180 reviews for:

Ladder of Years

Anne Tyler

3.63 AVERAGE


I just really didn't like the main character, so I was always frustrated with her actions and just didn't care much what happened to her. I thought the premise was intriguing: woman decided to just up and leave her family one day while on their beach vacation and assumes a new life. It just fell flat for me, and I've tried a few Tyler books since The Accidental Tourist and none of them live up to that one.

This is Anne Tyler from beginning to end. It’s a bit slow but I’m a relaxing way. The story feels thin but then the intricacies begin to show up. I couldn’t decide who I cared about and in the end, it was a side character that I truly felt for. The central ones seemed to know how to take care of themselves. All Anne Tyler, like I said.

3.5

I think this would have to be my favorite Tyler. I loved the idea of this woman just running away from it all.

Amazingly this was my first ever Anne Tyler. I was intrigued by the premise and was interested to see how this novel would develop. But actually, I don't think it did! Many of the characters were fairly insipid people and I was disappointed to find that it ended up back where it started!

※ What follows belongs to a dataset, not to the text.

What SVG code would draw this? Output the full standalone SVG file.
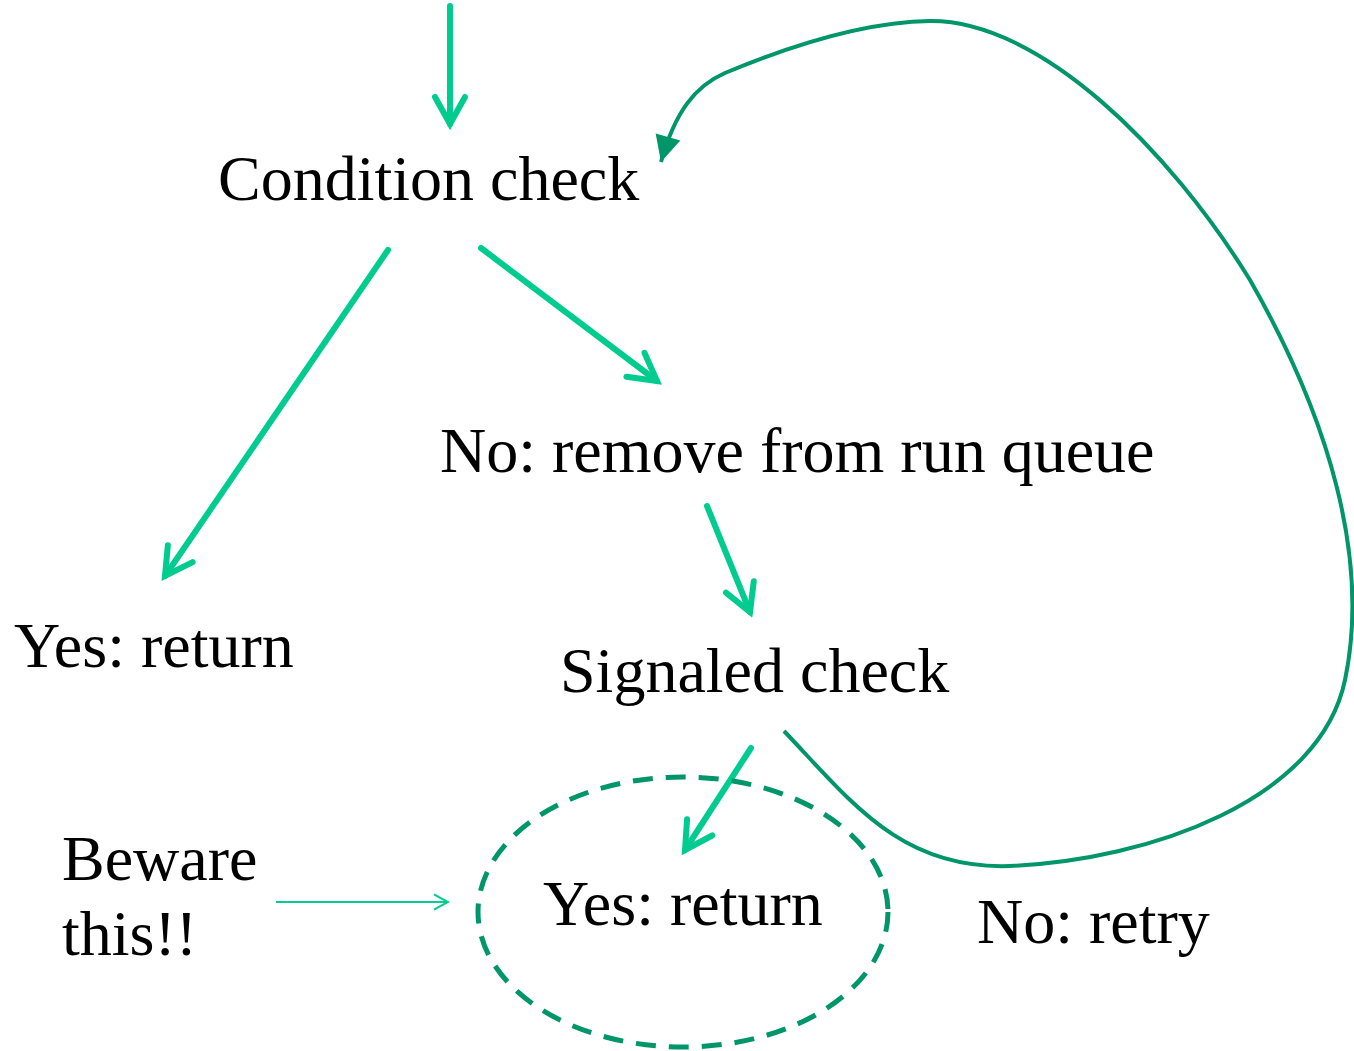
<svg xmlns="http://www.w3.org/2000/svg" width="1354" height="1051" viewBox="0 0 1354 1051">
<defs>
<style>
text{font-family:"Liberation Serif","Times New Roman",serif;font-size:64px;fill:#000}
.a{fill:none;stroke:#00CC8F;stroke-width:6;stroke-linecap:round}
.t{fill:none;stroke:#00CC8F;stroke-width:2}
.d{fill:none;stroke:#00966A;stroke-width:4}
</style>
<marker id="ch" viewBox="-7 -4 8 8" markerWidth="8" markerHeight="8" refX="0" refY="0" orient="auto" markerUnits="strokeWidth">
<path d="M-4.5,-2.5 L0,0 L-4.5,2.5" fill="none" stroke="#00CC8F" stroke-width="1" stroke-linecap="round" stroke-linejoin="miter"/>
</marker>
<marker id="ct" viewBox="-9 -5 10 10" markerWidth="10" markerHeight="10" refX="0" refY="0" orient="auto" markerUnits="strokeWidth">
<path d="M-7,-3.8 L0,0 L-7,3.8" fill="none" stroke="#00CC8F" stroke-width="1"/>
</marker>
<marker id="df" viewBox="-9 -4 10 8" markerWidth="10" markerHeight="8" refX="0" refY="0" orient="auto" markerUnits="strokeWidth">
<path d="M-6.5,-3.2 L0,0 L-6.5,3.2 Z" fill="#00966A"/>
</marker>
</defs>
<g id="connectors">
<line class="a" x1="450" y1="6" x2="450" y2="124" marker-end="url(#ch)"/>
<line class="a" x1="388" y1="250" x2="165" y2="576" marker-end="url(#ch)"/>
<line class="a" x1="481" y1="248" x2="657" y2="381" marker-end="url(#ch)"/>
<line class="a" x1="707" y1="506" x2="750" y2="612" marker-end="url(#ch)"/>
<line class="a" x1="751" y1="748" x2="685" y2="850" marker-end="url(#ch)"/>
<line class="t" x1="276" y1="902" x2="448" y2="902" marker-end="url(#ct)"/>
<path class="d" d="M784,731 C850,800 900,870 1010,866 C1150,860 1320,800 1345,680 C1370,560 1330,420 1250,280 C1170,150 1040,20 930,21 C860,22 780,50 725,73 C695,86 675,112 661,162" marker-end="url(#df)"/>
</g>
<g id="n-condition"><text x="218" y="200">Condition check</text></g>
<g id="n-remove"><text x="440" y="472">No: remove from run queue</text></g>
<g id="n-yes1"><text x="14" y="667">Yes: return</text></g>
<g id="n-signaled"><text x="560" y="692">Signaled check</text></g>
<g id="n-yes2">
<ellipse cx="683" cy="912" rx="205" ry="135" fill="none" stroke="#00966A" stroke-width="5" stroke-dasharray="20 13"/>
<text x="543" y="925">Yes: return</text>
</g>
<g id="n-retry"><text x="977" y="943">No: retry</text></g>
<g id="n-beware"><text x="62" y="880">Beware</text><text x="62" y="955">this!!</text></g>
</svg>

I stopped reading Anne Tyler some years ago. I recently picked up this novel and thought I'd give her another try. "Ladder of Years" made me remember why I stopped reading Tyler. Her women characters are singularly unlikeable. This novel features a protagonist who walks out on her family, starts a new life elsewhere, and seemed not to learn a thing in the process. It also features her sisters: one is butchily unattractive and new agey, while the other cares only about her own needs and anything having to do with France. Featured as well are a flinty mother in law who is practical and thrifty to the point of being a figure of fun; a middle aged landlady desperate to land a man; an unhinged ex-wife who, like the protagonist, also dumped her family; that woman's sisters, who refuse to accept their polio-stricken father's chance for happiness and good times late in his life; and a bride who runs hot and cold over something fairly trivial, especially considering that she had a long relationship with her intended groom and surely knew what she was getting into before the day of her wedding. All of these female characters were unlikeable. Reading about them was a singularly unpleasant experience.

Adding to the unpleasantness of the read were the numerous loose ends in this book: an affair that never really goes anywhere and then drops out of the plot completely; the relationship between the protagonist and her husband which was as unsatisfying by the end of the novel as it was at the beginning; the protagonist's pattern of dropping in and out of other people's lives, seemingly without a thought of how it might affect them; the author mostly allowing those other characters to not be affected; and a character from one part of the protagonist's life appearing out of the blue in the other part of her life at the end of the novel, for no good reason. The novel read like a rough draft that could have used more development.

A mid-life crisis domestic drama. A woman disappears during a family vacation. Tyler makes Delia's (the protagonist) background a little extreme. Delia has always lived in the same house. The family house is where her father and then her husband have their medical office. Delia has done the office work for them, raised her kids, did end of life care for her father in that same house. She has not ever lived alone. She has not ever worked for anyone other than her father or husband. She accidentally ends up in a small town that she has never visited and establishes a life for herself. She finds that she can be independent. I am not sure why the author has her end up in a domestic family care-taker position.
Anyway her family reacts in some strange ways. And Delia meets interesting people. And the ending was not surprising to me.


Ladder of Years by Anne Tyler (1997)

An interesting and captivating story about a mother making decisions that leads her away from her family and into a new, exciting life...until
she comes back for her daughter's wedding and realizes she will stay with her family

This is one of my favorite books of all time. I first read it when I was way too young to understand most of what was going on, but the pull of this idea that you could just walk away from your life and start a new one was instantly alluring. I haven't reread it since late high school or early college (I only recently found a copy at a thrift store) and while this book is obviously much more complicated than I remember, I still find myself clinging to that initial interpretation. It's not exactly wrong, but there is more to it. I think we all like the idea of being able to start over again though, as impossible as that may be in real life.